AN INTERVIEW WITH MONIKA PAWLUCZUK, THE AUTHOR OF THE FILM “WHEN I AM A BIRD”
Monika Pawluczuk talks to Magdalena Ciesielska about her latest documentary “When I am a Bird”, presented at the 53rd Krakow Film Festival.
Magdalena Ciesielska: I’ll start with rather trivial questions, which you must’ve heard many times already. Why this subject, why this place and this particular heroine? How did you come up with the idea for this film?
Monika Pawluczuk: I’ve been absorbed with the timelessness of this place. That hole in time and space, where absolutely nothing is happening to the point that, as I anticipated, there was a chance for a true encounter. And I’ve drowned, I’ve fallen in love, I’ve let myself to be charmed by it. Previously, it was a project about a girl, who in spite of her respect for tradition, is trying to get rid of its’ burden, as that’s what the neck rings have become in the modern world. That film was never made. To continue with that project would mean to risk the girl’s death. I had to stop shooting. Even now I never show the material to anyone. The project “When I am a Bird” is the continuation of my experience with the Kajan people. It’s not as naïve anymore, not as pure, with less wishful thinking.
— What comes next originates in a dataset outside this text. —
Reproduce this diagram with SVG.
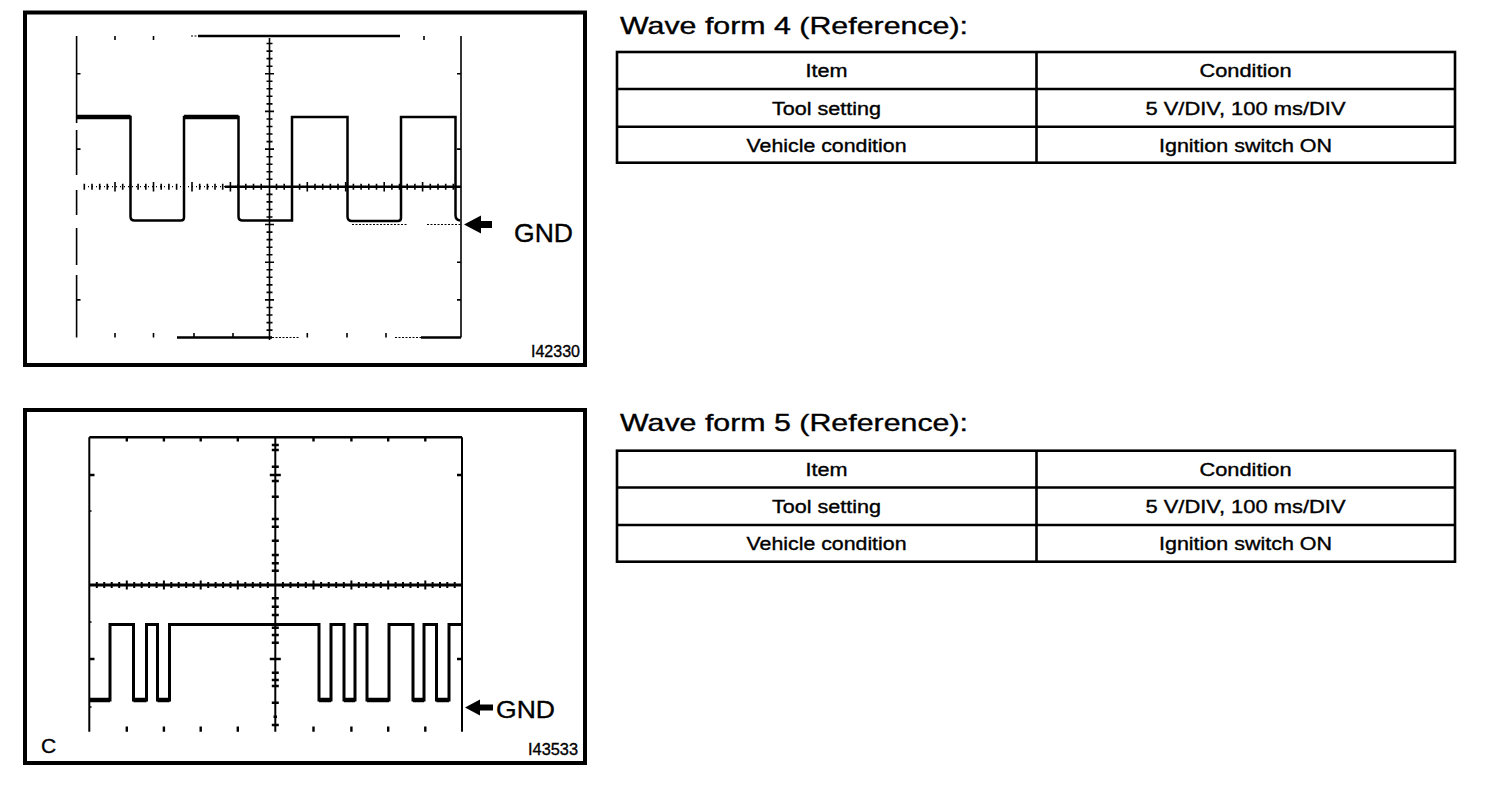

When I went there again, I knew their world a little and I also knew, that this world can cause destruction to preserve the well-being of the group. I was also aware of its’ ruthlessness.
Magdalena Ciesielska: In my opinion, you’re scraping their culture off of the superficial folklore, which is a tourist attraction and very often the only context, in which these women’s life is discussed. Was this juxtaposition of truth and imagination your intention from the beginning?
I didn’t have a fixed plan. I wanted to get close to my heroine, to understand how she builds her inner world, what she does to survive, what she holds on to, what gives her hope. These people are suspended between nothing and nothing, they don’t really have a way out. That’s the hardest part. The confrontation of truth and imagination emerged somewhere along the way.
When shooting in such a remote place, one can face many barriers, was it like that with you?
Maybe not barriers, but difficulties. It’s really a dance. From one tourist to another. People completely cut off from their feelings and emotions, or they wouldn’t be able to survive. Too small space, too many experiences.
What was the most difficult?
The hardest for me was to face this isolation, the numbness, the escape from any feelings. The frustration on both sides, the tourists and the Kajans. And pretending that all of it makes any sense. Apart from that, it’s difficult to dramatically talk about stillness. Seemingly, that place is not cinematic at all. At first glance it’s just boring, stalls, scarves, figurines and the wandering, bored tourists. That’s not a theme for a film. On the contrary. That’s exactly what I was attracted to.